What's really weird is that open source hardware uses the obscure chips too. Like... your whole selling point is that people can modify it... use something people already know how to use, with enough features that we can actually do something cool with it.

45k sounds low, but I suspect you aren't US based. Id like to move some of my hobby stuff to FTE but it's more favorable to work in software :)
I would love to learn more about, this have you got any examples adding one or two extra linear equations to NG and solving like EM equations in place of GR?

What do you mean by the "loss"?

A galactic algorithm and a non-galactic algorithm should give the same answer to a problem. But the time and memory used will differ.

General relativity and Newtonian gravity give very similar answers in some cases (e.g. calculating space craft orbits), but different in others (e.g. the orbit of mercury or light passing near a black hole).

Actually, no, a galactic algorithm and nongalactic may give different answers.

Consider the TSP problem from TFA, in this case two approximation algorithms were presented, one marginally better, meaning the answer would be different.

I believe channel capacity encoding was like this as well, but that is not in my wheelhouse.

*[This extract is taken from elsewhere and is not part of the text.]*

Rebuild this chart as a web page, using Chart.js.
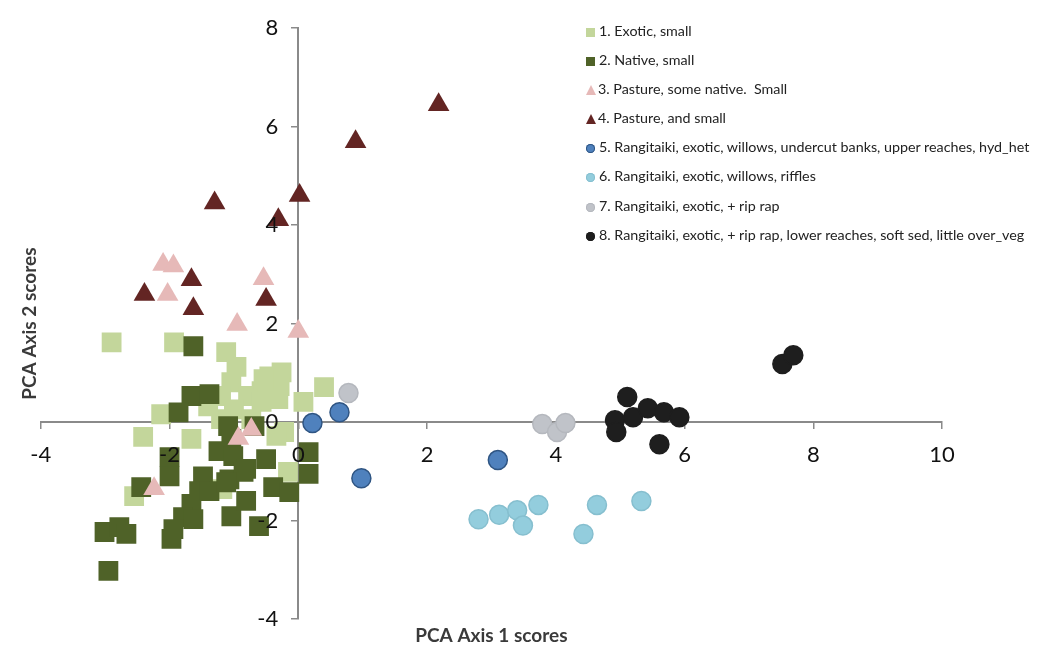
<!DOCTYPE html>
<html>
<head>
<meta charset="utf-8">
<script src="https://cdn.jsdelivr.net/npm/chart.js"></script>
<style>
    body { margin: 0; background: #fff; }
    #wrap { position: relative; width: 1062px; height: 650px; }
    #legend { position: absolute; left: 586px; top: 20px; font-family: Lato, sans-serif; font-size: 14.3px; color: #222; }
    #legend div { height: 29.1px; line-height: 22px; white-space: pre; }
    #legend span.mk { display: inline-block; width: 9px; height: 9px; margin-right: 4px; vertical-align: -1px; }
</style>
</head>
<body>
<div id="wrap">
    <canvas id="pca" width="1062" height="650"></canvas>
    <div id="legend"></div>
</div>
<script>
// series names (legend)
const seriesNames = [
    '1. Exotic, small',
    '2. Native, small',
    '3. Pasture, some native.  Small',
    '4. Pasture, and small',
    '5. Rangitaiki, exotic, willows, undercut banks, upper reaches, hyd_het',
    '6. Rangitaiki, exotic, willows, riffles',
    '7. Rangitaiki, exotic, + rip rap',
    '8. Rangitaiki, exotic, + rip rap, lower reaches, soft sed, little over_veg'
];

// PCA scores [axis1, axis2]
const exoticSmall = [
    [-2.90, 1.62], [-1.93, 1.62], [-1.12, 1.42], [-0.96, 1.12], [-1.04, 0.81], [-0.45, 0.93],
    [-0.26, 1.01], [-0.29, 0.73], [-0.57, 0.63], [-0.78, 0.53], [-1.20, 0.53], [-1.00, 0.26],
    [-0.57, 0.41], [-0.31, 0.47], [0.08, 0.41], [0.40, 0.71], [-0.22, -0.20], [-1.20, 0.06],
    [-2.13, 0.16], [-2.41, -0.30], [-1.66, -0.34], [-2.55, -1.50], [-0.16, -1.01], [-0.34, -0.28],
    [-1.18, -1.36], [-1.40, 0.32], [-0.73, 0.06], [-0.54, 0.87]
];
const nativeSmall = [
    [-1.63, 1.54], [-1.66, 0.53], [-1.38, 0.57], [-1.86, 0.20], [-1.09, -0.08], [-0.68, -0.08],
    [-1.04, -0.34], [-2.00, -0.71], [-2.00, -1.10], [-2.44, -1.32], [-1.24, -0.59], [-1.01, -0.69],
    [-0.81, -0.95], [-1.07, -1.16], [-1.48, -1.10], [-1.54, -1.40], [-1.66, -1.66], [-1.79, -1.93],
    [-1.94, -2.17], [-1.63, -1.97], [-1.04, -1.91], [-0.61, -2.11], [-0.50, -0.75], [-0.39, -1.32],
    [-0.14, -1.42], [0.16, -0.61], [0.16, -1.05], [-3.01, -2.23], [-2.78, -2.13], [-2.67, -2.27],
    [-2.95, -3.02], [-0.85, -1.01], [-0.81, -1.60], [-1.38, -1.40], [-1.12, -1.22], [-1.97, -2.37]
];
const pastureNative = [
    [-2.10, 3.20], [-1.94, 3.17], [-2.03, 2.59], [-0.54, 2.91], [-0.95, 1.98], [0.00, 1.84],
    [-0.93, -0.33], [-0.73, -0.15], [-2.24, -1.35]
];
const pastureSmall = [
    [2.18, 6.44], [0.89, 5.69], [0.02, 4.60], [-1.30, 4.45], [-0.31, 4.11], [-2.39, 2.59],
    [-1.66, 2.89], [-1.63, 2.30], [-0.50, 2.49]
];
const rangUpper = [[0.22, -0.02], [0.64, 0.20], [0.98, -1.14], [3.10, -0.77]];
const rangRiffles = [
    [2.80, -1.97], [3.12, -1.88], [3.40, -1.79], [3.49, -2.10], [3.73, -1.68], [4.43, -2.27],
    [4.64, -1.68], [5.33, -1.60]
];
const rangRipRap = [[0.78, 0.59], [3.79, -0.04], [4.02, -0.20], [4.15, -0.02]];
const rangLower = [
    [5.11, 0.51], [4.92, 0.04], [4.94, -0.20], [5.20, 0.10], [5.43, 0.28], [5.68, 0.20],
    [5.92, 0.10], [5.61, -0.45], [7.52, 1.18], [7.69, 1.36]
];

const xTicks = [-4, -2, 0, 2, 4, 6, 8, 10];
const yTicks = [-4, -2, 0, 2, 4, 6, 8];

const styles = [
    { shape: 'rect', r: 14, fill: '#c3d69b', line: '#c3d69b', bw: 0 },
    { shape: 'rect', r: 14, fill: '#4f6228', line: '#4f6228', bw: 0 },
    { shape: 'triangle', r: 12.5, fill: '#e6b9b8', line: '#e6b9b8', bw: 0 },
    { shape: 'triangle', r: 12.5, fill: '#632523', line: '#632523', bw: 0 },
    { shape: 'circle', r: 9.5, fill: '#4f81bd', line: '#2f5583', bw: 1.5 },
    { shape: 'circle', r: 9.5, fill: '#93cddd', line: '#86bfcf', bw: 1.5 },
    { shape: 'circle', r: 9.5, fill: '#c0c3c9', line: '#b5b8be', bw: 1.5 },
    { shape: 'circle', r: 9.5, fill: '#1e1e1e', line: '#1e1e1e', bw: 1.5 }
];

const allSeries = [exoticSmall, nativeSmall, pastureNative, pastureSmall, rangUpper, rangRiffles, rangRipRap, rangLower];

const datasets = allSeries.map((pts, i) => ({
    label: seriesNames[i],
    data: pts.map(p => ({ x: p[0], y: p[1] })),
    pointStyle: styles[i].shape,
    pointRadius: styles[i].r,
    backgroundColor: styles[i].fill,
    borderColor: styles[i].line,
    borderWidth: styles[i].bw,
    order: allSeries.length - i   // first series at the bottom, like Excel
}));

const tickFont = { family: 'Lato', size: 22 };
const axisGrey = '#8a8a8a';

// y labels of a centred axis sit right on the line, push them left of the tick marks
const yLabelGap = {
    id: 'yLabelGap',
    beforeDraw(chart) {
        const items = chart.scales.yl.getLabelItems();
        if (items._shifted) return;
        items.forEach(it => { it.options.translation[0] -= 20; });
        items._shifted = true;
    }
};

new Chart(document.getElementById('pca'), {
    type: 'scatter',
    data: { datasets: datasets },
    plugins: [yLabelGap],
    options: {
        responsive: false,
        animation: false,
        layout: { padding: { left: 14, top: 28, right: 120, bottom: 3 } },
        plugins: {
            legend: { display: false },
            tooltip: { enabled: false },
            title: {
                display: true, position: 'bottom', fullSize: false,
                text: 'PCA Axis 1 scores', color: '#3a3a3a',
                font: { family: 'Lato', size: 19, weight: 'bold' },
                padding: { top: 5, bottom: 0 }
            },
            subtitle: {
                display: true, position: 'left', fullSize: false,
                text: 'PCA Axis 2 scores', color: '#3a3a3a',
                font: { family: 'Lato', size: 19, weight: 'bold' },
                padding: { top: 4, bottom: 0 }
            }
        },
        scales: {
            // axis lines + tick marks, under the markers
            x: {
                type: 'linear', position: { y: 0 }, min: -4, max: 10,
                afterBuildTicks: axis => { axis.ticks = xTicks.map(v => ({ value: v })); },
                ticks: { display: false },
                grid: { drawOnChartArea: false, drawTicks: true, tickLength: 6, color: axisGrey, lineWidth: 1.5 },
                border: { color: axisGrey, width: 2 }
            },
            y: {
                type: 'linear', position: { x: 0 }, min: -4, max: 8,
                afterBuildTicks: axis => { axis.ticks = yTicks.map(v => ({ value: v })); },
                ticks: { display: false },
                grid: { drawOnChartArea: false, drawTicks: true, tickLength: 6, color: axisGrey, lineWidth: 1.5 },
                border: { color: axisGrey, width: 2 }
            },
            // tick labels only, drawn over the markers
            xl: {
                type: 'linear', axis: 'x', position: { y: 0 }, min: -4, max: 10,
                afterBuildTicks: axis => { axis.ticks = xTicks.map(v => ({ value: v })); },
                ticks: { color: '#111', font: tickFont, padding: 14, z: 1 },
                grid: { display: false, drawTicks: true, tickLength: 6 },
                border: { display: false }
            },
            yl: {
                type: 'linear', axis: 'y', position: { x: 0 }, min: -4, max: 8,
                afterBuildTicks: axis => { axis.ticks = yTicks.map(v => ({ value: v })); },
                ticks: { color: '#111', font: tickFont, padding: 12, z: 1 },
                grid: { display: false },
                border: { display: false }
            }
        }
    }
});

// legend (HTML, top right of the plot)
const legend = document.getElementById('legend');
seriesNames.forEach((name, i) => {
    const row = document.createElement('div');
    const mk = document.createElement('span');
    mk.className = 'mk';
    const s = styles[i];
    if (s.shape === 'circle') {
        mk.style.background = s.fill;
        mk.style.borderRadius = '50%';
        mk.style.boxShadow = '0 0 0 1px ' + s.line + ' inset';
    } else if (s.shape === 'triangle') {
        mk.style.width = '0';
        mk.style.height = '0';
        mk.style.borderLeft = '5.5px solid transparent';
        mk.style.borderRight = '5.5px solid transparent';
        mk.style.borderBottom = '10px solid ' + s.fill;
        mk.style.marginRight = '2px';
    } else {
        mk.style.background = s.fill;
    }
    row.appendChild(mk);
    row.appendChild(document.createTextNode(name));
    legend.appendChild(row);
});
</script>
</body>
</html>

I was trying to keep things simple, by talking about algorithms that have precise answers (such as multiplying 2 numbers or sorting a list). In that case you would expect the galactic and nongalactic algorithms to give the same answer, but with different time and space characteristics. Perhaps I should have been clearer.
> could classify General Relativity as a Galactic Algorithm for solving Newtonian Equations

GPS satellites needs to correct their clocks based on General Relativity. It is a very very small correction, but quite important to the accuracy of the navigation system, so you see general relativity quite below galactic scale.

https://www.astronomy.ohio-state.edu/pogge.1/Ast162/Unit5/gp...

Stuff like this always makes me wonder how many interesting numbers there must be that we'll never have the bits necessary to consider.